The whole thing does need to get better, and even Klinsmann says so.

“We have the three points and that’s the most important thing. Do we have to play better? Absolutely. Individually, we’re not happy with what we saw, but we expected a very difficult challenge and it came down to the wire,” Klinsmann said. “There are a couple of things we have to discuss internally that we need to do much, much better in Kansas City.”


  1. docstraw - Oct 13, 2012 at 12:07 PM

    one glaring weakness is that while Bradley and Dempsey (Donovan to an extent) are the most capable of this current crop of hitting the killer pass, there isn’t a true playmaker to be found. If only there were a Freddie Adu 2.0 out there somewhere. That said, on two occasions Hercules Gomez received a nice ball behind the defense (one came from Dempsey for sure) and then sabotaged his own efforts by turning into Eddie Johnson 1.0 with a concrete first touch.

    Another problem is this team has no identity. They aren’t skillful tiki-taka, they aren’t rugged route 1, they don’t kill you with width and flank play. They don’t seem to want to be a dangerous counterattacking team. For the most part they play a bland, uninspired brand of soccer. And adding all the Lichajs and Pontiuses of the world won’t change that. So, what’s the solution? Klinsmann doesn’t seem to have it.

    The Hex is going to be a real bitch for this team (assuming we get there).

    • danielofthedale - Oct 13, 2012 at 4:31 PM

      I think Mix Diskerud could be that play maker out of center midfield. He make the pass and score the goal out of the area. I think a guy like Josh Gatt could be killer on the wing. Amazing speed and the ability to run at pace with the ball at attackers and score goals. I think those two guys need to be called up in the next camp and given the chance to show what they can do for the National team.

      • mikeevergreen - Oct 14, 2012 at 9:22 PM

        If they qualify, why wait? You have two November friendlies, get them a taste then, the grill ’em in camp.

  2. jckapono - Oct 15, 2012 at 11:10 AM

    I think there is just an overall lack of continuity and confidence from the guys on the pitch. They don’t trust each other, the young guys don’t seem to gel with the veterans, and that can cause problems when you are playing a small nation that literally put their hopes and dreams on the line in these qualifying matches. The U.S. doesn’t have that sense of urgency. Even when they do, they seem satisfied to score one goal and try to hang on for dear life while the opposing team(Jamaica) do their best to equalize. Where is the killer instinct? Put your foot on their throats and finish it!

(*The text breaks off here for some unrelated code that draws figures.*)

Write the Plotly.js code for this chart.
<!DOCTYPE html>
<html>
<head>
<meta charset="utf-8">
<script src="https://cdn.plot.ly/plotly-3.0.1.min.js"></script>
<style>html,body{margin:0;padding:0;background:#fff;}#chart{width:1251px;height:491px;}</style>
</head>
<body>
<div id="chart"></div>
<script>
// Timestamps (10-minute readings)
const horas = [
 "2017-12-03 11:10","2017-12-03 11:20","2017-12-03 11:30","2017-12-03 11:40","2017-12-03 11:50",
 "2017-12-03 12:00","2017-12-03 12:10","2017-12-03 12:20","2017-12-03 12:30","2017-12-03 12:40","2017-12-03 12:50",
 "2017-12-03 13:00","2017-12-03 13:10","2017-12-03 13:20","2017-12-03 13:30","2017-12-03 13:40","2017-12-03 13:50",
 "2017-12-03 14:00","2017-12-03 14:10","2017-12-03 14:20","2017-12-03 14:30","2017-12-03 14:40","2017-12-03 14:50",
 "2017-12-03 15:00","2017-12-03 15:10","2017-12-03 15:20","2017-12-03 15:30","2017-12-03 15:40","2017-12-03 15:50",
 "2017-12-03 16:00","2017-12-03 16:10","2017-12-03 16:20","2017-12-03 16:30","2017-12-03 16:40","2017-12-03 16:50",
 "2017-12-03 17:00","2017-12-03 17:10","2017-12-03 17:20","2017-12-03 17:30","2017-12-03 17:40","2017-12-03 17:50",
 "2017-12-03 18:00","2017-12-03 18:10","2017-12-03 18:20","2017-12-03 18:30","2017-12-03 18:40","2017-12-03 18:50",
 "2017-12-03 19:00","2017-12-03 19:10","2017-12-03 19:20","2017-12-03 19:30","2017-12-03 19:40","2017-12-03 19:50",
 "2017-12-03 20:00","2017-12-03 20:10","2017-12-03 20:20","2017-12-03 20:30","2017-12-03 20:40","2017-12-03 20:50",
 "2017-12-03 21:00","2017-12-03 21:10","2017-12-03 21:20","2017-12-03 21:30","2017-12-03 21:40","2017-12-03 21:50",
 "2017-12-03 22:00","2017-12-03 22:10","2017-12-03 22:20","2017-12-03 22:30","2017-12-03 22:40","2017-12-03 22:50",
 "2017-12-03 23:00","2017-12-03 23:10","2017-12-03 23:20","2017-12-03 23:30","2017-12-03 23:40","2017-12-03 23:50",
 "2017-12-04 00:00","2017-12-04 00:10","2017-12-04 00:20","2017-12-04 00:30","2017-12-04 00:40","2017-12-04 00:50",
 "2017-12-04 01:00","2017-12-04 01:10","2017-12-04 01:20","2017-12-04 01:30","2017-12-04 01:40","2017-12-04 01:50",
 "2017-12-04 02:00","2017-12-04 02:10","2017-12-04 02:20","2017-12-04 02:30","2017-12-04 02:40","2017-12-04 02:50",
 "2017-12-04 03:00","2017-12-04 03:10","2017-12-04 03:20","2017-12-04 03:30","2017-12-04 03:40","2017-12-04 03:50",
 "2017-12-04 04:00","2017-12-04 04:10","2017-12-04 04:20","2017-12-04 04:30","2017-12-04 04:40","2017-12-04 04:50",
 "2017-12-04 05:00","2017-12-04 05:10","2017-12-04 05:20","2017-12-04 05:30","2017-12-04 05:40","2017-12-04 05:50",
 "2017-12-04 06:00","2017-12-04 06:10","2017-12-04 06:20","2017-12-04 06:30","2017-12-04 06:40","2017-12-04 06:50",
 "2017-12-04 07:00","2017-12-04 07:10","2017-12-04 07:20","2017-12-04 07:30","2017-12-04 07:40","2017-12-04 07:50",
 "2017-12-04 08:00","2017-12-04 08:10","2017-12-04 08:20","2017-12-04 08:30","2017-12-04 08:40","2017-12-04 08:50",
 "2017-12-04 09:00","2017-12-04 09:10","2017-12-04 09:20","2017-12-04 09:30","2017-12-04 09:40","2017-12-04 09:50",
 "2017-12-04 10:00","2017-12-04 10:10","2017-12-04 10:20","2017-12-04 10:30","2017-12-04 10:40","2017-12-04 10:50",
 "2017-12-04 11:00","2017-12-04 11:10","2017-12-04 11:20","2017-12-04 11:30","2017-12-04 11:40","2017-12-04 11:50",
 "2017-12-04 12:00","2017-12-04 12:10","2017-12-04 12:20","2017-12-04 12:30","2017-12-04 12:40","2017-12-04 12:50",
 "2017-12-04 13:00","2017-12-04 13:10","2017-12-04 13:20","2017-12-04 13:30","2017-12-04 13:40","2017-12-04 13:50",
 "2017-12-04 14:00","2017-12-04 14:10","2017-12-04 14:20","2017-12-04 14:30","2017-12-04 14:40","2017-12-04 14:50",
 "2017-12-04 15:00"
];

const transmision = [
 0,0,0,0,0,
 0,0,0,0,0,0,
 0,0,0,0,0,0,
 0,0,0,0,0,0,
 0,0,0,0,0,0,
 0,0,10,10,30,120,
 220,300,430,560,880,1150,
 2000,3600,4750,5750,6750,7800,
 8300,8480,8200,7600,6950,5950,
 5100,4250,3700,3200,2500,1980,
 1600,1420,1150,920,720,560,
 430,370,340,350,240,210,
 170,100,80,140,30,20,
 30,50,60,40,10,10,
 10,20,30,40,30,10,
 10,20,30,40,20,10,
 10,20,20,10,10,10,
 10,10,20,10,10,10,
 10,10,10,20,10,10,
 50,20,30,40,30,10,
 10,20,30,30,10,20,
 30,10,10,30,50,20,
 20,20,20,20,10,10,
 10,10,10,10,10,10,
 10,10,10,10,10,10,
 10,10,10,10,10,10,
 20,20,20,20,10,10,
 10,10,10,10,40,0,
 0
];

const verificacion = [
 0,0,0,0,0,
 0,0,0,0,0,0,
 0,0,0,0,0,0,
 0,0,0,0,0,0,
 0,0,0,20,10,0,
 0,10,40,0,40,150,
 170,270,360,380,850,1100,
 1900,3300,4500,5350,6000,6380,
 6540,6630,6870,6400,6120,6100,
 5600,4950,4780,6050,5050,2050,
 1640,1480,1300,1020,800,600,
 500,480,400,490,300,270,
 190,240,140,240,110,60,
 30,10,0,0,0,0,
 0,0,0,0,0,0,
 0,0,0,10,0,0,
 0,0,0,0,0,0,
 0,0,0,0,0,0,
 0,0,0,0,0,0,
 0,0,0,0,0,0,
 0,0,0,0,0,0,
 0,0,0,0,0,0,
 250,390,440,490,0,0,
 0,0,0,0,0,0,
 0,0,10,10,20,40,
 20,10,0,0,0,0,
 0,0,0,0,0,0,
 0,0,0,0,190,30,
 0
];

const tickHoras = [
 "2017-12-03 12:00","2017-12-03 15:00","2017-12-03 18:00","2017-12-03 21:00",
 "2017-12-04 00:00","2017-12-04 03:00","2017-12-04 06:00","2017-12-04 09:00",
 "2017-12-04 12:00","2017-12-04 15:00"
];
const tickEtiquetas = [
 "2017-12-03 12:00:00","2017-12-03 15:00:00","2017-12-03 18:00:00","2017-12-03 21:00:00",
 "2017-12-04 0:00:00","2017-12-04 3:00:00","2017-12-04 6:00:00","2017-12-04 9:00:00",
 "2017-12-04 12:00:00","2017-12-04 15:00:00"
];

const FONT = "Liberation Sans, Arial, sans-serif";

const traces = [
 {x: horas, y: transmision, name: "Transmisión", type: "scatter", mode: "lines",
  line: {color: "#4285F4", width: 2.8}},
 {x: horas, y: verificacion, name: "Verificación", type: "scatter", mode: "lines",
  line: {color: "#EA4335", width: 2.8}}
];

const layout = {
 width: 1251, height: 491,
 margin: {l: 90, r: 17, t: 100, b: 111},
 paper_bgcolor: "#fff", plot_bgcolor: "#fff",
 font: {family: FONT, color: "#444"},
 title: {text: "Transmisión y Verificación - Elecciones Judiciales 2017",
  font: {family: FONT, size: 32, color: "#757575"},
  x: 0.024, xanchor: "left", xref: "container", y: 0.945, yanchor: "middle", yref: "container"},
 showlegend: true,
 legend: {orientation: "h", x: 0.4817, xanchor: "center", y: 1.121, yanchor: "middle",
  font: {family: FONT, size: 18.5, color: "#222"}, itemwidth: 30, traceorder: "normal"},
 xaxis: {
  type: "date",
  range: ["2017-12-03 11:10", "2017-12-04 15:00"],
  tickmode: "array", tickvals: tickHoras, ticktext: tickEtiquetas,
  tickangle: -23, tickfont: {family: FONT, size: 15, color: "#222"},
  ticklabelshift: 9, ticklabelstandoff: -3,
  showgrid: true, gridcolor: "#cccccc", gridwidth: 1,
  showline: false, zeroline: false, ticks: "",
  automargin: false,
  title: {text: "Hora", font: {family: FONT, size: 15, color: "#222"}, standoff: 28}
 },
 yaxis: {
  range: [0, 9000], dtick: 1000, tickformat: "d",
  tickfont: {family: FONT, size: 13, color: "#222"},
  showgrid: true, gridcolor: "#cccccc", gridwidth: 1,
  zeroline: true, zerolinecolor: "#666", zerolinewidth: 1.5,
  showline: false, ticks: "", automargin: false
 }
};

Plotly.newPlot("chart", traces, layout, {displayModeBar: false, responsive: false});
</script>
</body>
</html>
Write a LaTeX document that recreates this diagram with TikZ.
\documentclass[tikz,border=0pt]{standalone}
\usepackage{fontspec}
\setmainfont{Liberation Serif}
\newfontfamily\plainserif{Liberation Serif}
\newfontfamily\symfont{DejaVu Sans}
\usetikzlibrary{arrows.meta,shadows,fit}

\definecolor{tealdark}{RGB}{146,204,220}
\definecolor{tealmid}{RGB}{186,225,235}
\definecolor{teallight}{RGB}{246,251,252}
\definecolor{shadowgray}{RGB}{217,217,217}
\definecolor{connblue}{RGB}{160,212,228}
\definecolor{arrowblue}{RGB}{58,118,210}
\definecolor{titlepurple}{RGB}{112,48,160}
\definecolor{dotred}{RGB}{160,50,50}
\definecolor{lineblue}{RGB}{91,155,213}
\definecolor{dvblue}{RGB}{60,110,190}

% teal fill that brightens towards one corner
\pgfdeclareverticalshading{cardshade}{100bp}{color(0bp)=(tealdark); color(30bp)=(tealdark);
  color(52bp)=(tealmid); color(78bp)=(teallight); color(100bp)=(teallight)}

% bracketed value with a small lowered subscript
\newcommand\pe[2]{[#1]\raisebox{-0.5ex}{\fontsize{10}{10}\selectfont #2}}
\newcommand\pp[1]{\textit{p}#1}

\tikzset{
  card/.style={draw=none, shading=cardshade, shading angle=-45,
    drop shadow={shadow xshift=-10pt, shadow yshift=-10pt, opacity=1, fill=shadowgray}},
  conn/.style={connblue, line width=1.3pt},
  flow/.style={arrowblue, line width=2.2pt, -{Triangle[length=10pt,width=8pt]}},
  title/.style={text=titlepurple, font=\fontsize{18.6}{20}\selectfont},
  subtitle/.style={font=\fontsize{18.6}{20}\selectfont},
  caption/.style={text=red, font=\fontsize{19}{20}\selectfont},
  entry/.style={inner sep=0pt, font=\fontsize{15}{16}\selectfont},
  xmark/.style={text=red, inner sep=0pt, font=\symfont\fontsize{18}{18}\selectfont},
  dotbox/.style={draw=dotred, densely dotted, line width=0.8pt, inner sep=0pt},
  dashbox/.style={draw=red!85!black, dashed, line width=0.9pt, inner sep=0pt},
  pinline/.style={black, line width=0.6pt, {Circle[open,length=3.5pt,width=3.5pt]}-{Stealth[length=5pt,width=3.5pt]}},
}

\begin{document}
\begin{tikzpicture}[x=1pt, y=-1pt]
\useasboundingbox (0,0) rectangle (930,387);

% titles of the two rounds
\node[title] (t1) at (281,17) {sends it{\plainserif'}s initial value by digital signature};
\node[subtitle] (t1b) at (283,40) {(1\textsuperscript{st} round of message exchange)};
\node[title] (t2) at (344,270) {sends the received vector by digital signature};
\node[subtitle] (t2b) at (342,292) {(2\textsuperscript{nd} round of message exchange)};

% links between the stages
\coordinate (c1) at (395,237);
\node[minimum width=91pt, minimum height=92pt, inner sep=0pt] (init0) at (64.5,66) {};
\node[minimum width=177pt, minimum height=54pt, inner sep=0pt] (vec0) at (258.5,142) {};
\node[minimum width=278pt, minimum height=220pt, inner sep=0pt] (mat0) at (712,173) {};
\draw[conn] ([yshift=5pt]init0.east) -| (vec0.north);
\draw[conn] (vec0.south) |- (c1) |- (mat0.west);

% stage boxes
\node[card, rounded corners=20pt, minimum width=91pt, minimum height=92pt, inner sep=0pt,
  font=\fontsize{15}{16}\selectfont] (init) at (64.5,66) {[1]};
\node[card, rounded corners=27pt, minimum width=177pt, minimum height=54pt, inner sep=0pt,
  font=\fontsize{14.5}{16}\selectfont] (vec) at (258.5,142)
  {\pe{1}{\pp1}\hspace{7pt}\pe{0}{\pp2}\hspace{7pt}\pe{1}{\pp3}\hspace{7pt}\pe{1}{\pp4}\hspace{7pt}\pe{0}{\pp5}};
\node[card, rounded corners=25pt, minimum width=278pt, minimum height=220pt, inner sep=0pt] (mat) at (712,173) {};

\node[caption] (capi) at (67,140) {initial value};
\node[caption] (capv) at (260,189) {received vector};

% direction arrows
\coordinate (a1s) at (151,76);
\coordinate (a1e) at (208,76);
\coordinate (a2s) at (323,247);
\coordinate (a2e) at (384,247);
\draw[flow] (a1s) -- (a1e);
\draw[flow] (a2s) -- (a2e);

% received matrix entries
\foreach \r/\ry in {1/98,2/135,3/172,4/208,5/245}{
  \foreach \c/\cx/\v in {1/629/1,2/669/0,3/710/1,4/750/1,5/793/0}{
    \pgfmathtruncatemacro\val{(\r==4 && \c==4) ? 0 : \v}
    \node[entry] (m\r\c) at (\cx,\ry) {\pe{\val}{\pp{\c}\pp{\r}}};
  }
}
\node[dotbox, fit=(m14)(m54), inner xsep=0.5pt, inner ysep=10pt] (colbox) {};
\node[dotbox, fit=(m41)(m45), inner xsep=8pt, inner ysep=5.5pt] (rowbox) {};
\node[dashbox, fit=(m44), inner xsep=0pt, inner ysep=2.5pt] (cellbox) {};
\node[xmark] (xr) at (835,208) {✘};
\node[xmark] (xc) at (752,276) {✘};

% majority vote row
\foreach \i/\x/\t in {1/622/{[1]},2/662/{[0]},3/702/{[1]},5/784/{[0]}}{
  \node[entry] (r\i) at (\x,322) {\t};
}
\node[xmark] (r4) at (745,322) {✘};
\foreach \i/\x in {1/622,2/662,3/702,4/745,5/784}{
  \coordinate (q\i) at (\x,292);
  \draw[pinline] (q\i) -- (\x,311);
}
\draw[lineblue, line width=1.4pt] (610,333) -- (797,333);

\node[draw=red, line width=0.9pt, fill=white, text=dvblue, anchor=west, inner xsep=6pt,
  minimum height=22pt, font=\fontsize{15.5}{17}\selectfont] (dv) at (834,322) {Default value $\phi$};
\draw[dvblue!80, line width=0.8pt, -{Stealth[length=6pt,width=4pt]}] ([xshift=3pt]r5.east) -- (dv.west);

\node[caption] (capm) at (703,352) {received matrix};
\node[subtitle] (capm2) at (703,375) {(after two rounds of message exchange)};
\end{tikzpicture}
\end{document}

    There are positives to be taken from every match, but it’s hard to see when there is such a struggle to score goals. I don’t think Klinsmann has found the right use for Dempsey yet. He and Gomez play similar games, and it’s becoming quite apparent Dempsey does not have confidence in what Gomez is going to do on the ball. I think when Donovan comes back healthy we could see a more complete team with a better build-up to the attacking third, but first things first, get one point from Guatemala and move on.